What should a follow-up look like?
Keep the note short and to the point. Reply with the original pitch underneath the follow-up note. This way the reporter can see the full details of the original pitch. If possible, include a new data point or link the follow-up to something timely that broke in the news and is relevant to the topic at hand. This may make it more enticing for reporters.
Timing is everything
Be aware of reporters’ schedules and deadlines. Send pitches and follow up emails in the morning between 9:00 and noon; that’s typically the sweet spot. An early note is more likely to be noticed and potentially turn into a media interview or feature. Avoid reaching out after 4:00 p.m. as reporters are wrapping up for the day and may miss it.
Pitching earlier in the week (i.e. a Monday or Tuesday) also helps a pitch be noticed, and it can offer enough time to conduct any follow-up emails through the week, without sending too many too closely together. Research shows three in 10 journalists want two to three days to look over a pitch before someone follows up with them. So, space out any outreach.
Also take time zones into consideration. Most media outlets are based in New York City but with the popularity of freelancing and working from home, journalists may be spread throughout the U.S. You check reporters’ social channels for their location. This will help determine the best time of day to reach out.
How many follow-ups?
The majority of journalists (59%) say following up once is enough. But based on the amount of feedback received or the time of day the first email was sent, you may need to send another follow-up just to be sure.
While a significant number of journalists are okay if you send a second note, avoid a third follow-up. Most journalists say they’re likely to block a PR person who follows up with them repeatedly.

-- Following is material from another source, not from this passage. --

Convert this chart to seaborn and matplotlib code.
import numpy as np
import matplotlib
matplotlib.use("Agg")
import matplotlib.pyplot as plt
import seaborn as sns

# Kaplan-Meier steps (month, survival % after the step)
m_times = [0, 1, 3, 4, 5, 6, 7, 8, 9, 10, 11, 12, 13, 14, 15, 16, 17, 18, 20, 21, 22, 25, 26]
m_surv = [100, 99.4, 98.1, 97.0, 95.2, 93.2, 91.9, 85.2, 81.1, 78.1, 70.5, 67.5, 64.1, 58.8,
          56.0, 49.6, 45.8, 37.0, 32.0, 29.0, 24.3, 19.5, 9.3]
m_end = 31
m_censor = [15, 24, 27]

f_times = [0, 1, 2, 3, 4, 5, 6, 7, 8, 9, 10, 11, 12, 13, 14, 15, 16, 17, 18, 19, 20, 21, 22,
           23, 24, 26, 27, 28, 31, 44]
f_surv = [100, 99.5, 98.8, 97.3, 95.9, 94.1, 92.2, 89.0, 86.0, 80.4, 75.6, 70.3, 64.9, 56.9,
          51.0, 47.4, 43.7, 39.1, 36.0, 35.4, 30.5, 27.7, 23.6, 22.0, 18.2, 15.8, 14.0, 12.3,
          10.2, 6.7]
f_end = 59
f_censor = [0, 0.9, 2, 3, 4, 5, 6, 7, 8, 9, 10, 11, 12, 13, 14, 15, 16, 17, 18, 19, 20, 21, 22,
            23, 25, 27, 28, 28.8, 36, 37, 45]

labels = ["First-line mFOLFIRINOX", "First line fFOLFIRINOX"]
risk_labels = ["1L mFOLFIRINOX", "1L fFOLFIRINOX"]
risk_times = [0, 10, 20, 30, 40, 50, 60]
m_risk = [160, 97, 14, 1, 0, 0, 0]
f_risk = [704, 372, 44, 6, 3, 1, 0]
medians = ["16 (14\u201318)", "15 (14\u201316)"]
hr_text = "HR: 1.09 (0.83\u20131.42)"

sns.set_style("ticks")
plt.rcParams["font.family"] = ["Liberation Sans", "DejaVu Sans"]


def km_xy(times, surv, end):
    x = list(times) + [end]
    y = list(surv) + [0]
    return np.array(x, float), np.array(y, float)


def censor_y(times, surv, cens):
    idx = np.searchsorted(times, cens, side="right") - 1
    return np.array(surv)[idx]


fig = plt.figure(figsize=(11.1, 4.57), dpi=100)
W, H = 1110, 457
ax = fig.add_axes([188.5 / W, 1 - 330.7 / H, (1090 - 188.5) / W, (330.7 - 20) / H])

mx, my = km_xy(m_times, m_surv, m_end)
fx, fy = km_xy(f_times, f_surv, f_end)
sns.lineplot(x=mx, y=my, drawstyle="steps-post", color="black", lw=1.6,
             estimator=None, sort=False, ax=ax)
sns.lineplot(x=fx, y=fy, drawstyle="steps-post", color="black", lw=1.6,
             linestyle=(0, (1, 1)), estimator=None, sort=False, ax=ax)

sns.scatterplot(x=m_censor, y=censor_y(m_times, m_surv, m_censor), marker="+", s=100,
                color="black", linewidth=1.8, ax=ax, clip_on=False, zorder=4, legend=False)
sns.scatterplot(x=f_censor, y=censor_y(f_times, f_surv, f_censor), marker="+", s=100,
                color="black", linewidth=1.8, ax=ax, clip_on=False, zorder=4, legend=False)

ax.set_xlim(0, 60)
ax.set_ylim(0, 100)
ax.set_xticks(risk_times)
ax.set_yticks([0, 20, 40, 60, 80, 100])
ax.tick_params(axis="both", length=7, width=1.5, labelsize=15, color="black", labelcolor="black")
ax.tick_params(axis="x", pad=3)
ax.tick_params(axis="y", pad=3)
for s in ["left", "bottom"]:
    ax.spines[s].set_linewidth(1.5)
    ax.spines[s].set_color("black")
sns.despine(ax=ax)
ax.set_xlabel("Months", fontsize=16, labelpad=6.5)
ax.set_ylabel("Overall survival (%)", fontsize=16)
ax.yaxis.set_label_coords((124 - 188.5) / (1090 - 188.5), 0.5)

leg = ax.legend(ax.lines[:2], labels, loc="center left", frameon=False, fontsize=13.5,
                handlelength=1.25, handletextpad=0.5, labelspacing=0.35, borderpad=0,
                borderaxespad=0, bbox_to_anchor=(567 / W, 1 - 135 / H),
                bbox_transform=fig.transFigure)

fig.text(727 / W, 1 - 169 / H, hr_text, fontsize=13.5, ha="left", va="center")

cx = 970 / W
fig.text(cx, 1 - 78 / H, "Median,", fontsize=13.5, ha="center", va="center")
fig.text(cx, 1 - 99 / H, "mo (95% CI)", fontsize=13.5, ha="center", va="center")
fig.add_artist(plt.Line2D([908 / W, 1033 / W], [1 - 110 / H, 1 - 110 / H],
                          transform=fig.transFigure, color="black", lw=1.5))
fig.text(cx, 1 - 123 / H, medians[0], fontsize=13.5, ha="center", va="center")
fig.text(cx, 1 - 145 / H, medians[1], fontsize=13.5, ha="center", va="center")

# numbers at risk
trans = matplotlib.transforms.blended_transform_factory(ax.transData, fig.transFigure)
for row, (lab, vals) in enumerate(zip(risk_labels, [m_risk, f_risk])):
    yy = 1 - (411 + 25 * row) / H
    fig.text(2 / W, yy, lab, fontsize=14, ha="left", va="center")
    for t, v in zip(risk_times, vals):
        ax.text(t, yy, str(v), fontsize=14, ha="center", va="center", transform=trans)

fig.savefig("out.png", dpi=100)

Of course, if you already have an established relationship with a journalist, it’s probably okay to be a little more persistent – or simply ask what they prefer. They’ll appreciate your consideration of their time.
News cycle matters
Keep in mind that if you didn’t get much feedback on a pitch, there might be something occurring in the news cycle that takes priority. Don’t be discouraged if you don’t hear back the first time.

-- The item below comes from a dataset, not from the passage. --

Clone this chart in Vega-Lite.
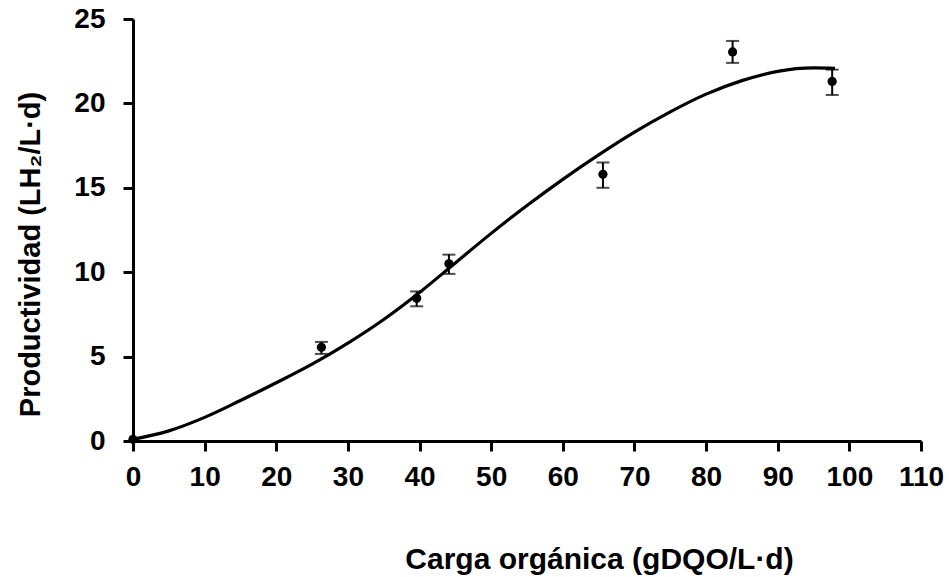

Most reporters have very full inboxes and may be working on breaking news, so when they see the follow-up email they may never have even seen the original one. This is why a follow-up is important. It may spark the reporter’s interest and elicit a response.
Do the research
While you should research before reaching out to journalists, it is critical when following up. Check their previous coverage and make sure that reporter covers similar topics to the one you’re pitching. A little research will also help you personalize outreach and show the reporter you’re current on their work. Citing a previous article they wrote will help your email stand out.
Other ways to follow up
Depending on the subject matter of the original pitch and its timeliness, you may want to go beyond email for outreach. When pitching something to broadcast journalists, start with an email. But call the news desks at each station first thing in the morning before the crews leave for field coverage. Briefly mentioning the announcement over the phone helps ensure it will be brought up in the news meeting and potentially covered as a story that day.
What about social platforms? Journalists will vary on preferences here, but if you know the reporter fairly well, it may be useful to DM them on Twitter. Or, if you don’t have the best email address or want to get a conversation going, it can be a good idea to reach out on social media – usually Twitter or even LinkedIn. Once you get a response going, you can then politely inquire about the pitch or ask for a better email address.
Overall, journalists are under deadline pressures, constantly dealing with overflowing inboxes, and regularly juggling several stories or pitches to their editors at once. Our role as media relations reps is to smoothly hand over information in an effective and timely way. Using simple but judicious follow-up lets us be more effective and productive.